Adonc répondit le roi : « Messieurs Gautier, vous savez la greigneur partie de notre entente en ce cas : quelle chose en avez-vous répondu ? » — « En nom de Dieu, monseigneur, dit messire Gautier, que vous n’en feriez rien, si ils ne se rendoient simplement à votre volonté, pour vivre ou pour mourir, si il vous plaît. Et quand je leur eus ce montré, messire Jean de Vienne me répondit et confessa bien qu’ils étoient moult contraints et astreints de famine ; mais ainçois que ils entrassent en ce parti ils se vendroient si cher que oncques gens firent. » Adonc répondit le roi : « Messire Gautier, je n’ai mie espoir ni volonté que j’en fasse autre chose. »

Lors se retrait avant le sire de Mauny et parla moult sagement au roi, et dit pour aider ceux de Calais : « Monseigneur, vous pourrez bien avoir tort, car vous nous donnez mauvais exemple. Si vous nous vouliez envoyer en aucune de vos forteresses, nous n’irions mie si volontiers, si vous faites ces gens mettre à mort, ainsi que vous dites ; car ainsi feroit-on de nous en semblable cas. » Cet exemple amollia grandement le courage du roi d’Angleterre ; car le plus des barons l’aidèrent à soutenir. Donc dit le roi : « Seigneurs, je ne vueil mie être tout seul contre vous tous. Gautier, vous en irez à ceux de Calais ; et direz au capitaine que la plus grand’grâce qu’ils pourront trouver ni avoir en moi, c’est que ils partent de la ville de Calais six des plus notables bourgeois, en purs leurs chefs et tous déchaux, les hars au col, les clefs de la ville et du châtel en leurs mains ; et ne ceux je ferai ma volonté ; et le demeurant je prendrai à merci. » — « Monseigneur, répondit messire Gautier, je le ferai volontiers. »

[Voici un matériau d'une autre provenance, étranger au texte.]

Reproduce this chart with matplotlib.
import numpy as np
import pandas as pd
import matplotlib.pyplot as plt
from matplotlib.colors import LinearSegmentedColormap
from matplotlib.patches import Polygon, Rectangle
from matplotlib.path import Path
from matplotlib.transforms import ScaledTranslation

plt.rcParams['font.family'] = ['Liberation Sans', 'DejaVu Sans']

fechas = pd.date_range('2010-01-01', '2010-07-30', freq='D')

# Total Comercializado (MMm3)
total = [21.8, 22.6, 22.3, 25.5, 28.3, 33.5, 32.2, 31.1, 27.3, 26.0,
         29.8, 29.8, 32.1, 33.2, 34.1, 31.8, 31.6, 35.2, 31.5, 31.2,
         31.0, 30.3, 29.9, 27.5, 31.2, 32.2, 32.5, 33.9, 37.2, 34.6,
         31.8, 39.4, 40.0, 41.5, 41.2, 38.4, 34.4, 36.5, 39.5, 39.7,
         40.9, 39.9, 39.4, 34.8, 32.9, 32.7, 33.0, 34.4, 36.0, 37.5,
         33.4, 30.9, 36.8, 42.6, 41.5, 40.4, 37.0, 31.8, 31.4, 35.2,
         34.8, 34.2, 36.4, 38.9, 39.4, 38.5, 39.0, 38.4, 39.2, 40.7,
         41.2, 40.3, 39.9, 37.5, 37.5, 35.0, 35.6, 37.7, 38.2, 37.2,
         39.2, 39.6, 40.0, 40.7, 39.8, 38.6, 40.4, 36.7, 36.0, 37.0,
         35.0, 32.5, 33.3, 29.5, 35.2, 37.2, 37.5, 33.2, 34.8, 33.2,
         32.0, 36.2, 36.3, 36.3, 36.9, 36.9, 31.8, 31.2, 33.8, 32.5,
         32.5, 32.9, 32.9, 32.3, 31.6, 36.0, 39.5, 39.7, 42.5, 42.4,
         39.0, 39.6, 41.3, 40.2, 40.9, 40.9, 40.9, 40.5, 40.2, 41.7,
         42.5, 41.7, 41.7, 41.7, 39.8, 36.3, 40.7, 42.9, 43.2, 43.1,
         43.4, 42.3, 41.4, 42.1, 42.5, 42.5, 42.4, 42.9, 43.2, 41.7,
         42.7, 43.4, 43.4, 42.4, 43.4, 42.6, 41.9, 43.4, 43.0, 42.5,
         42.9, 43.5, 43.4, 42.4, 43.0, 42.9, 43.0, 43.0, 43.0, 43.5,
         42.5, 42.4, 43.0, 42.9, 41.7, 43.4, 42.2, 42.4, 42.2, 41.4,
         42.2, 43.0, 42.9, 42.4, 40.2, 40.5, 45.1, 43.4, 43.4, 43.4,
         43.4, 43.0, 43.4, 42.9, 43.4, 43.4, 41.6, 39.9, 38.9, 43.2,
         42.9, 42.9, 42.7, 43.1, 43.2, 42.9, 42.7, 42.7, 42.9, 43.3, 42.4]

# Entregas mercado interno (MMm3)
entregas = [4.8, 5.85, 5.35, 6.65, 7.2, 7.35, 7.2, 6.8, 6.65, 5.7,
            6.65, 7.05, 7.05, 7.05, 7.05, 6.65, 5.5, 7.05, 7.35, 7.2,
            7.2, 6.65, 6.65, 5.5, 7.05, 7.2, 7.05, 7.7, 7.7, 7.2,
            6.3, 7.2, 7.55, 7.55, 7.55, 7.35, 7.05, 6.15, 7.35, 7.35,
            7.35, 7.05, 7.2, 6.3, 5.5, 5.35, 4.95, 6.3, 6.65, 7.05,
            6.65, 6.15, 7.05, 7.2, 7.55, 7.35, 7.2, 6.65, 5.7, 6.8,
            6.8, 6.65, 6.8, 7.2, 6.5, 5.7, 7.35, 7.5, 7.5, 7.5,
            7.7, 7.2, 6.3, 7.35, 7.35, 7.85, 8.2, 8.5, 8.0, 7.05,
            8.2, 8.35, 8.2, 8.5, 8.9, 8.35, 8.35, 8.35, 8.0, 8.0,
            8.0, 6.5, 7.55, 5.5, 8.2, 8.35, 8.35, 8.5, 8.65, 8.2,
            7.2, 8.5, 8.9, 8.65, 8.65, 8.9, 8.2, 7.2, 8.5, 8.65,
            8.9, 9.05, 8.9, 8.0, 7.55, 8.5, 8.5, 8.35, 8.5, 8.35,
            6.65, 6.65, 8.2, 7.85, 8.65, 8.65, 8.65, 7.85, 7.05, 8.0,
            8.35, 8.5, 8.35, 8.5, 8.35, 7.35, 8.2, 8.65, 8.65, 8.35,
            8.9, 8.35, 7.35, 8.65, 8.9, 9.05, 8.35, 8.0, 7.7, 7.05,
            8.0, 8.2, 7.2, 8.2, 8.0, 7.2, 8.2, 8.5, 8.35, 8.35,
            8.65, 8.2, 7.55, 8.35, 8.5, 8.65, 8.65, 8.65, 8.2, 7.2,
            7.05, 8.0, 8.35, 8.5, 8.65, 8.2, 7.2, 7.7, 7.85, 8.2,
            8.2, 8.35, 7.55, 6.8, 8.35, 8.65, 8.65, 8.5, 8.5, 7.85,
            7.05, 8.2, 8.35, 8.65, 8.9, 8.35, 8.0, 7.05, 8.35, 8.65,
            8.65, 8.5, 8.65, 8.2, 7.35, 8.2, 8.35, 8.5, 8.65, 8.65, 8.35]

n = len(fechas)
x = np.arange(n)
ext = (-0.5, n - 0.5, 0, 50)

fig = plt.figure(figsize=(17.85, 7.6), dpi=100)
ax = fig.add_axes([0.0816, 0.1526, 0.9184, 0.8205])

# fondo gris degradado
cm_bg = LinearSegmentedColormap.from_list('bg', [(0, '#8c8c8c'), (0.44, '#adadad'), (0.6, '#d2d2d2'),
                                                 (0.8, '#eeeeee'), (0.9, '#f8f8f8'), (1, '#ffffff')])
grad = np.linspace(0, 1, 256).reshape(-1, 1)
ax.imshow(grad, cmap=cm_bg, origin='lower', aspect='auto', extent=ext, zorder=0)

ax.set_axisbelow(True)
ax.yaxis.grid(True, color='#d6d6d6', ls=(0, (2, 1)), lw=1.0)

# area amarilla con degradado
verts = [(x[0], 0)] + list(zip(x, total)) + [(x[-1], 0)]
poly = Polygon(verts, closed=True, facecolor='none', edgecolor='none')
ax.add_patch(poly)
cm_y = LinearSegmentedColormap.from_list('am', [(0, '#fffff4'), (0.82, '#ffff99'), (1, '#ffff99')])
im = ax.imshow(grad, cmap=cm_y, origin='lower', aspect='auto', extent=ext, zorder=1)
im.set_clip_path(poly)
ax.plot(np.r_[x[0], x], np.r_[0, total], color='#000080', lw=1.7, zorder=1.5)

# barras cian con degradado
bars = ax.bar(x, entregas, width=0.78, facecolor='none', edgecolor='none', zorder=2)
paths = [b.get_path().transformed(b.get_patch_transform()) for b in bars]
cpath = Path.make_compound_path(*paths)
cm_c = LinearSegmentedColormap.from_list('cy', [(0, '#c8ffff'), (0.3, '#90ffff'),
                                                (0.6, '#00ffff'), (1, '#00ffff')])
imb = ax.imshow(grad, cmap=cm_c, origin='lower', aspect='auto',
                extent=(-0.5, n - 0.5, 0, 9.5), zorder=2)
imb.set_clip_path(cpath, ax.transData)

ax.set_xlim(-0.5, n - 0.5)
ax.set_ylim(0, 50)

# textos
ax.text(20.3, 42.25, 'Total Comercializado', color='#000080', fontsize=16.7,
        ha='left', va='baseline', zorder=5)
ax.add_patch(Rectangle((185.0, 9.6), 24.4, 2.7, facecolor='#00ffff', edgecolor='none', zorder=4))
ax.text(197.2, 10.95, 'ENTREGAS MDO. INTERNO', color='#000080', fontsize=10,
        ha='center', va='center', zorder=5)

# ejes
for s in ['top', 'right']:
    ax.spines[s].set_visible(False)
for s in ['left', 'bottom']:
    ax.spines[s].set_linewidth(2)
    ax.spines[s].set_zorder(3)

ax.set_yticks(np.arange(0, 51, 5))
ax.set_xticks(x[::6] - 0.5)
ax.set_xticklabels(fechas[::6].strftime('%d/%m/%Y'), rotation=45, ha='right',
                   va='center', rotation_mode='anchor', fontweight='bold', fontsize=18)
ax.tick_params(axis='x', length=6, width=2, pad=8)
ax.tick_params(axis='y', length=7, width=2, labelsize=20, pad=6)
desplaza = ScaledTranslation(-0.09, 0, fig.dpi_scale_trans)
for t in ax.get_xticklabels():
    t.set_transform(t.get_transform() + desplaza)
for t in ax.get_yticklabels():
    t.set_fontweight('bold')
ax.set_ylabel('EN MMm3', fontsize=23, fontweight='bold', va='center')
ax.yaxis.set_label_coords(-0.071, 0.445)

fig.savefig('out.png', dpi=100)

  1. Suivant une chronique manuscrite intitulée : Prosécution de l’Histoire de Sugiers Abbé, conservée dans la bibliothèque de l’abbaye de Saint-Bertin, Jean de Vienne alla lui-même, accompagné df deux chevaliers et de deux bourgeois, solliciter auprès d’Édouard la grâce des habitans de Calais. On trouve un fragment de cette chronique, dont le témoignage ne saurait balancer celui de Froissart et des autres hîstoriens contemporains, dans l’Histoire de Calais.